Plotting code records:
□ □ □
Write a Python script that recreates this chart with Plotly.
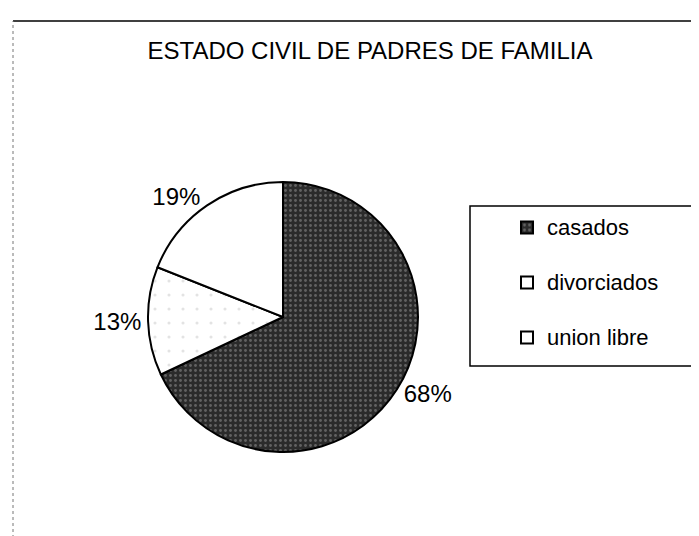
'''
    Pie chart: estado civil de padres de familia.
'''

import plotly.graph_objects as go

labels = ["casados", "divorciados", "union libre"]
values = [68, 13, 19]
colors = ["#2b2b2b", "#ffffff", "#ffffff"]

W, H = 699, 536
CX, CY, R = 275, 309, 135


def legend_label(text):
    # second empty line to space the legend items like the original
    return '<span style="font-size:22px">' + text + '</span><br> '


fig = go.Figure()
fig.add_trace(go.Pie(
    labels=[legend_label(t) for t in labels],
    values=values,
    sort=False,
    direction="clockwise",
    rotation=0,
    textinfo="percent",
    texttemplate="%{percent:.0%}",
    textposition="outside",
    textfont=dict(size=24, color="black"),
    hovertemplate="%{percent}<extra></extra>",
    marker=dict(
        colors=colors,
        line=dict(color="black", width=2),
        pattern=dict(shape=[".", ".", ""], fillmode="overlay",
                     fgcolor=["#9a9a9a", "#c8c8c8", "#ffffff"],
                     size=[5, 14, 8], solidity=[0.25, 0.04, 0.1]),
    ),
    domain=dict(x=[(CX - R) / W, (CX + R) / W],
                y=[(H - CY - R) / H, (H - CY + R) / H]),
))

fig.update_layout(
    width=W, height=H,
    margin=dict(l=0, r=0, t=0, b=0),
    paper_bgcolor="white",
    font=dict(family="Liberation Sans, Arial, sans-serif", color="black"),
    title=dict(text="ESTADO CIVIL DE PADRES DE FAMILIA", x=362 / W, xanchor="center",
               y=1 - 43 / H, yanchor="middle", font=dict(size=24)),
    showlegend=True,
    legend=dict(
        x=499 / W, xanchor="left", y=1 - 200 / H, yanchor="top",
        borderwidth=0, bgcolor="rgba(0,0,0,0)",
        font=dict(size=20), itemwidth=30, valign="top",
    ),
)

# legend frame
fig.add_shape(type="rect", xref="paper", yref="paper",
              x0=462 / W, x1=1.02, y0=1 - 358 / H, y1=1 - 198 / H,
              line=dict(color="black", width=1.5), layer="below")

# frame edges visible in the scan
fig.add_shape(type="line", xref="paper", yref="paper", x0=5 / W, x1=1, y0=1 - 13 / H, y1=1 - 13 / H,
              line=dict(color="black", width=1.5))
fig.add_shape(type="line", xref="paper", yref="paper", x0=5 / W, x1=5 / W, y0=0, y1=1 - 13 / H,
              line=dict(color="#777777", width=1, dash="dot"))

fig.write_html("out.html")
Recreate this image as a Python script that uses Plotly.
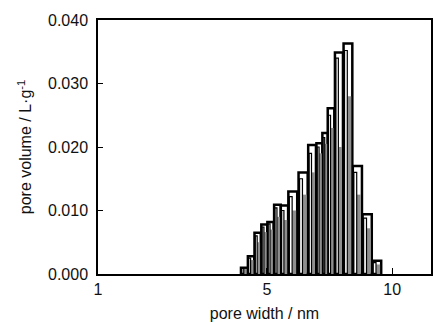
□ □ □
WORK TO DO ▸
Write out, word for word, the lines from the start of the data through the one holding "CX, CY, R = 275, 309, 135". Omit pictures.

CORRECT OUTPUT ▸
Write a Python script that recreates this chart with Plotly.
'''
    Pie chart: estado civil de padres de familia.
'''

import plotly.graph_objects as go

labels = ["casados", "divorciados", "union libre"]
values = [68, 13, 19]
colors = ["#2b2b2b", "#ffffff", "#ffffff"]

W, H = 699, 536
CX, CY, R = 275, 309, 135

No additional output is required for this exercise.